Fiji Reserve Bank Clarifies Coin Eliminations

by on October 20, 2008 · 0 comments

The Reserve Bank of Fiji’s new awareness campaign promoting the modernization of coins and the elimination of the one and two cent coins began in September and was further clarified Friday by Governor Savenaca Narube.

The issuance of Fiji’s two smallest coins ceased as of Monday, October 13, and were eliminated because of lack of use, according to the Governor.


"The major reason why the circulation of one and two cents will cease is not so much because of the cost of minting them but more so because these coins hardly circulate any longer.

Due to the rise in incomes and prices, these coins have lost their value and therefore when issued into circulation they do not change hands or circulate like other denominations. Instead, as we all do, we accumulate them in jars, bottles and containers at our homes and offices.

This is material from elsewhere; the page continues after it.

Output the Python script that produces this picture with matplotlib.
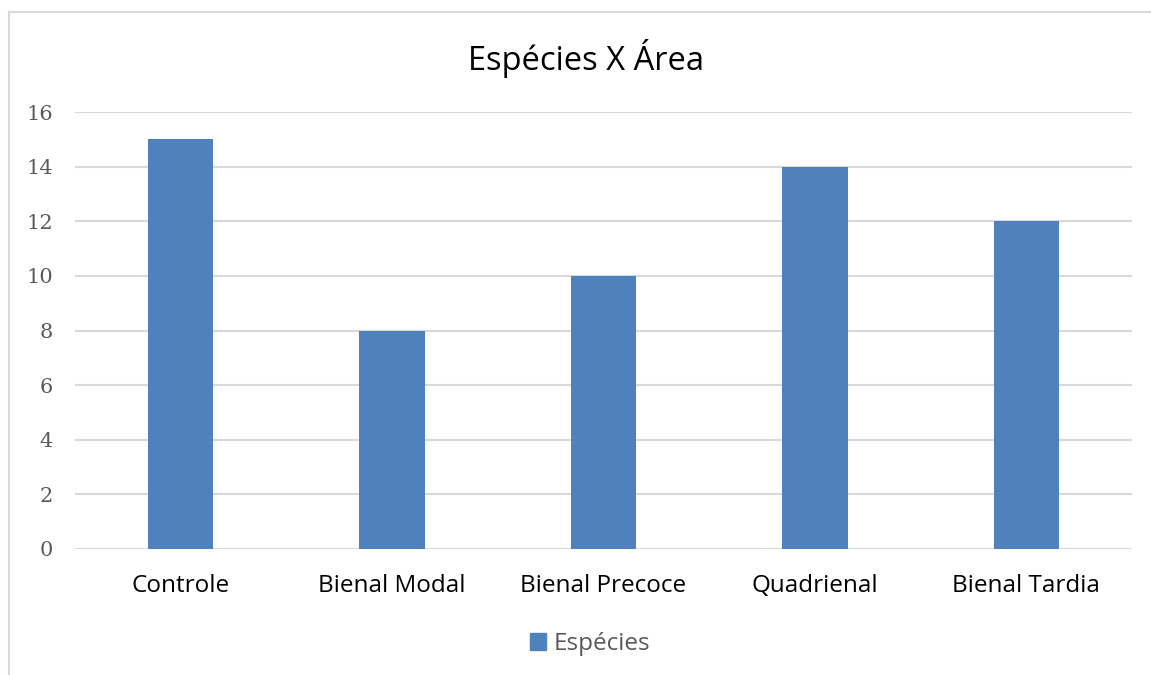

This signals clearly to us that their value is virtually insignificant and people do not need them any longer. The cost of minting them therefore becomes an unnecessary burden."


Narube said that Fiji will save over $5 million during the next seven to ten years by not minting the coins, plus a reduction in coin handling and storage costs.

In further changes, the Fiji Reserve Bank introduced five new coins — 5 cent, 10 cent, 20 cent, 50 cent and $1 — that are smaller, lighter and composed of less expensive metals.


"The structure and composition of a country’s currency is not a static issue. It is a dynamic one. It needs to be reviewed over time to take into account changes in spending patterns, consumer behaviour, inflation, rise in income, advance in technology, the cost of minting and the experiences around the globe. We have taken all these into account in this instance," said Narube.

"It should also be reassuring to know that Fiji is not alone in this area. We have learned a lot from the experiences of Australia and New Zealand who have already dropped the one and two cents from their coin structure. As these countries have clearly demonstrated, there is really no practical need to keep a continuous series of coins except perhaps in theory," he added.


Although the 1 and 2-cent coins have been eliminated, they are still legal tender and will be accepted for payment until March 31, 2009.